Facing issue with occasional slow queries on 5 node ES cluster

I have a 5 node ES cluster and it's performing well on an average but sometime 0.5% of the queries are taking 1 sec to respond. I have tried all the possible solutions/suggestions, not sure what is causing issue.
Overview of cluster:
3 Master with 4gb allocated heap out of 8 gb RAM
2 data node with 4 gb allocated heap out of 64 gb RAM and 70 % of heap is utilized, should i consider increasing the heap size ( Average throughput is 15000 tps).

On all the master OS mem is 94 % used.

Please suggest what should i do to handle 15000 tps with no slow queries.

Welcome to our community! :smiley:

That'd be a start.

Otherwise what does hot threads show at that time? Or slow log? Do you have Monitoring enabled? What version are you on?

Thanks mark for quick response.
Actually we have set threshold for slowlog as 5 ms as we want max response time to be 5 ms for each queries. But 90% of the queries are below threshold and few queries have been logged in slow log. Here some 0.5% of the queries are taking longer time (1 sec). we are using 7.10 version.
One more observation i have is on each master node os memory is 96% used so, it it fine or we need to allocate more ?

Is that system memory or heap?

it's RAM

So system, in that case it's not a major concern.
If your heap on the data nodes is 4 gig and you have 64 gig, then increasing heap would be worth doing.

ok.. I will try that ..Thanks

What is the full output of the cat nodes API and the cluster stats API?
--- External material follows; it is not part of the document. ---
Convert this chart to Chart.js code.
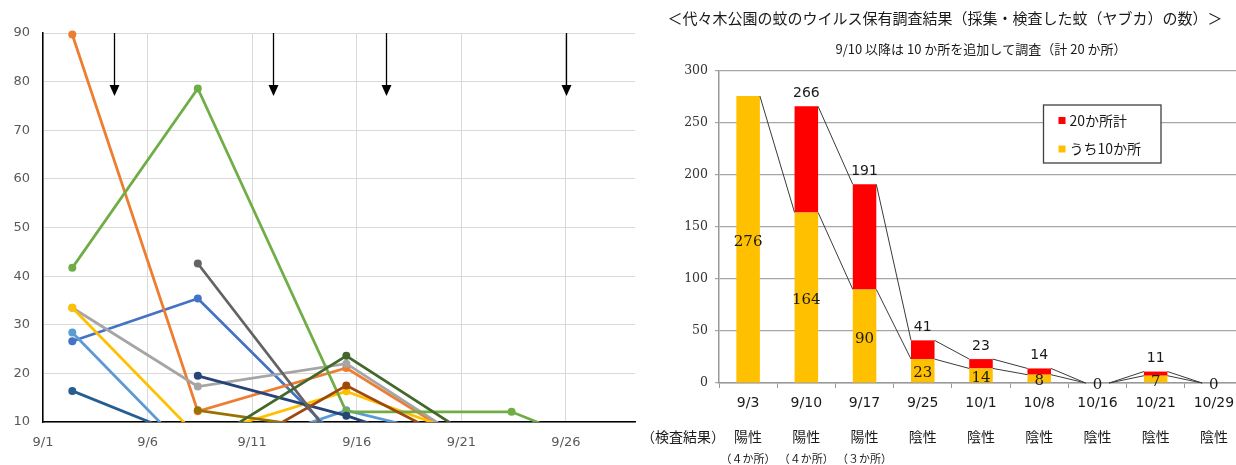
<!DOCTYPE html>
<html><head><meta charset="utf-8">
<script src="https://cdn.jsdelivr.net/npm/chart.js@4"></script>
<style>
html,body{margin:0;padding:0;overflow:hidden;background:#fff;width:1236px;height:465px;}
#left{position:absolute;left:0;top:0;}
#right{position:absolute;left:640px;top:0;}
</style></head><body>
<canvas id="left" width="640" height="465"></canvas>
<canvas id="right" width="610" height="465"></canvas>
<script>
// ---------- left chart data ----------
const surveyDays = [2.4, 8.4, 15.5, 23.4, 30.4];   // positions of survey points (day of September)
const dayTicks = [1, 6, 11, 16, 21, 26];
const sprayDays = [4.4, 12, 17.4, 26];
const site01 = [26.6, 35.4, 5, 0, null];
const site02 = [89.7, 12.2, 21.1, 0, null];
const site03 = [33.5, 17.3, 22, 0, null];
const site04 = [33.5, 7, 16.3, 4, null];
const site05 = [28.4, 2, 12.4, 4, null];
const site06 = [41.7, 78.6, 12.1, 12.1, 0];
const site07 = [null, 19.5, 11.3, 0, null];
const site08 = [null, 0, 17.5, 0, null];
const site09 = [null, 42.6, 3, 0, null];
const site10 = [null, 12.4, 8, 0, null];
const site11 = [16.4, 6, 0, 0, null];
const site12 = [null, 4.6, 23.6, 1.7, null];
const siteColors = ['#4472C4','#ED7D31','#A5A5A5','#FFC000','#5B9BD5','#70AD47',
                    '#264478','#9E480E','#636363','#997300','#255E91','#43682B'];

// ---------- right chart data ----------
const dates = ['9/3','9/10','9/17','9/25','10/1','10/8','10/16','10/21','10/29'];
const tenSites = [276, 164, 90, 23, 14, 8, 0, 7, 0];
const addedSites = [null, 102, 101, 18, 9, 6, 0, 4, 0];
const results = ['陽性','陽性','陽性','陰性','陰性','陰性','陰性','陰性','陰性'];
const positiveSites = ['（４か所）','（４か所）','（３か所）','','','','','',''];
const titleText = '＜代々木公園の蚊のウイルス保有調査結果（採集・検査した蚊（ヤブカ）の数）＞';
const subtitleText = '9/10 以降は 10 か所を追加して調査（計 20 か所）';
const resultHeader = '（検査結果）';

const CJK = "'Noto Sans CJK JP', sans-serif";

// ---------- left chart ----------
const leftSeries = [site01,site02,site03,site04,site05,site06,site07,site08,site09,site10,site11,site12];
const leftDatasets = leftSeries.map((arr, i) => ({
  label: '地点' + (i + 1),
  data: surveyDays.map((d, j) => ({x: d, y: arr[j]})),
  borderColor: siteColors[i],
  backgroundColor: siteColors[i],
  borderWidth: 2.75,
  pointRadius: 4,
  pointHoverRadius: 4,
  pointBorderWidth: 0,
  tension: 0,
  clip: {left: 0, right: 0, top: 6, bottom: 0},
  order: leftSeries.length - i
}));

const arrowPlugin = {
  id: 'arrows',
  afterDatasetsDraw(chart) {
    const {ctx, chartArea: a, scales: {x}} = chart;
    ctx.save();
    ctx.strokeStyle = '#000';
    ctx.fillStyle = '#000';
    ctx.lineWidth = 1.3;
    sprayDays.forEach(d => {
      const px = Math.round(x.getPixelForValue(d)) + 0.5;
      ctx.beginPath();
      ctx.moveTo(px, a.top);
      ctx.lineTo(px, a.top + 54);
      ctx.stroke();
      ctx.beginPath();
      ctx.moveTo(px - 5, a.top + 52);
      ctx.lineTo(px + 5, a.top + 52);
      ctx.lineTo(px, a.top + 63);
      ctx.closePath();
      ctx.fill();
    });
    ctx.restore();
  }
};

const tickFontL = {family: 'DejaVu Sans', size: 13};
new Chart(document.getElementById('left'), {
  type: 'line',
  data: {datasets: leftDatasets},
  options: {
    responsive: false, animation: false, events: [],
    layout: {padding: {top: 33, right: 5, left: 0, bottom: 0}},
    plugins: {legend: {display: false}, tooltip: {enabled: false}},
    scales: {
      x: {
        type: 'linear', min: 1, max: 29.3,
        afterBuildTicks: s => { s.ticks = dayTicks.map(v => ({value: v})); },
        ticks: {callback: v => '9/' + v, color: '#595959', font: tickFontL, padding: 13, maxRotation: 0, autoSkip: false},
        grid: {color: '#D9D9D9', drawTicks: false, lineWidth: 1},
        border: {color: '#000', width: 1.5},
        afterFit: s => { s.height = 43; }
      },
      y: {
        min: 10, max: 90,
        ticks: {stepSize: 10, color: '#595959', font: tickFontL, padding: 13},
        grid: {color: '#D9D9D9', drawTicks: false, lineWidth: 1},
        border: {color: '#000', width: 1.5},
        afterFit: s => { s.width = 43; }
      }
    }
  },
  plugins: [arrowPlugin]
});

// ---------- right chart ----------
const annotPlugin = {
  id: 'annot',
  afterDatasetsDraw(chart) {
    const {ctx, scales: {x, y}} = chart;
    const yMeta = chart.getDatasetMeta(0);
    ctx.save();
    // series lines
    ctx.strokeStyle = '#3a3a3a';
    ctx.lineWidth = 1;
    for (let i = 0; i < dates.length - 1; i++) {
      const b0 = yMeta.data[i], b1 = yMeta.data[i + 1];
      const w0 = b0.width / 2, w1 = b1.width / 2;
      ctx.beginPath();
      ctx.moveTo(b0.x + w0, y.getPixelForValue(tenSites[i]));
      ctx.lineTo(b1.x - w1, y.getPixelForValue(tenSites[i + 1]));
      ctx.stroke();
      if (addedSites[i] !== null && addedSites[i + 1] !== null) {
        ctx.beginPath();
        ctx.moveTo(b0.x + w0, y.getPixelForValue(tenSites[i] + addedSites[i]));
        ctx.lineTo(b1.x - w1, y.getPixelForValue(tenSites[i + 1] + addedSites[i + 1]));
        ctx.stroke();
      }
    }
    // labels
    ctx.textAlign = 'center';
    ctx.textBaseline = 'middle';
    ctx.fillStyle = '#1a1a1a';
    for (let i = 0; i < dates.length; i++) {
      const bx = yMeta.data[i].x;
      const mid = (y.getPixelForValue(0) + y.getPixelForValue(tenSites[i])) / 2;
      ctx.font = "15px 'DejaVu Serif', serif";
      ctx.fillText(String(tenSites[i]), bx, mid + 2.5);
      if (addedSites[i] !== null) {
        const total = tenSites[i] + addedSites[i];
        if (total > 0) {
          ctx.font = "14px 'DejaVu Sans', sans-serif";
          ctx.fillText(String(total), bx, y.getPixelForValue(total) - 13);
        }
      }
    }
    ctx.restore();
  },
  afterDraw(chart) {
    const {ctx, chartArea: a, scales: {x}} = chart;
    ctx.save();
    ctx.fillStyle = '#1a1a1a';
    ctx.textBaseline = 'middle';
    ctx.textAlign = 'center';
    ctx.font = '15px ' + CJK;
    ctx.fillText(titleText, chart.width / 2, 18);
    ctx.font = '13px ' + CJK;
    ctx.fillText(subtitleText, (a.left + a.right) / 2, 49);
    // legend
    const lx = a.left + 324.5, ly = a.top + 34, lw = 117.5, lh = 58;
    ctx.fillStyle = '#fff';
    ctx.fillRect(lx, ly, lw, lh);
    ctx.strokeStyle = '#404040';
    ctx.lineWidth = 1.3;
    ctx.strokeRect(lx, ly, lw, lh);
    const items = [chart.data.datasets[1], chart.data.datasets[0]];
    items.forEach((ds, k) => {
      const cy = ly + 15.5 + k * 28.5;
      ctx.fillStyle = ds.backgroundColor;
      ctx.fillRect(lx + 15, cy - 3.5, 7, 7);
      ctx.fillStyle = '#1a1a1a';
      ctx.textAlign = 'left';
      ctx.font = '14px ' + CJK;
      ctx.fillText(ds.label, lx + 26, cy);
    });
    // result rows
    ctx.textAlign = 'center';
    ctx.fillStyle = '#1a1a1a';
    for (let i = 0; i < dates.length; i++) {
      const cx = x.getPixelForValue(i);
      ctx.font = '14px ' + CJK;
      ctx.fillText(results[i], cx, 437);
      if (positiveSites[i]) {
        ctx.font = '11px ' + CJK;
        ctx.fillText(positiveSites[i], cx, 459);
      }
    }
    ctx.font = '14px ' + CJK;
    ctx.textAlign = 'right';
    ctx.fillText(resultHeader, a.left + 6, 437);
    ctx.restore();
  }
};

new Chart(document.getElementById('right'), {
  type: 'bar',
  data: {
    labels: dates,
    datasets: [
      {label: 'うち10か所', data: tenSites, backgroundColor: '#FFC000', barPercentage: 0.404, categoryPercentage: 1},
      {label: '20か所計', data: addedSites, backgroundColor: '#FF0000', barPercentage: 0.404, categoryPercentage: 1}
    ]
  },
  options: {
    responsive: false, animation: false, events: [],
    layout: {padding: {top: 71, right: 7, left: 0, bottom: 0}},
    plugins: {legend: {display: false}, tooltip: {enabled: false}},
    scales: {
      x: {
        stacked: true,
        grid: {offset: true, drawOnChartArea: false, drawTicks: true, tickLength: 5, color: '#999'},
        border: {color: '#999', width: 1.5},
        ticks: {font: {family: 'DejaVu Sans', size: 14}, color: '#1a1a1a', padding: 7, maxRotation: 0, autoSkip: false},
        afterFit: s => { s.height = 82; }
      },
      y: {
        stacked: true, min: 0, max: 300,
        ticks: {stepSize: 50, font: {family: 'DejaVu Serif', size: 12.5}, color: '#333', padding: 7},
        grid: {color: '#A6A6A6', tickLength: 4, lineWidth: 1.2},
        border: {color: '#999', width: 1.5},
        afterFit: s => { s.width = 79; }
      }
    }
  },
  plugins: [annotPlugin]
});
</script>
</body></html>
Christian and Mark, should i consider putting more heap for master as well , i have kept it 4 gig thinking master does n't do much compute operations.
What kind of machine instance we should be using for master and data nodes for ex. General purpose machine, m/m optimized . CPU optimized .. Please suggest

Are they master only nodes?

Yes..they are dedicated master

Then that should be fine, master nodes don't need a lot.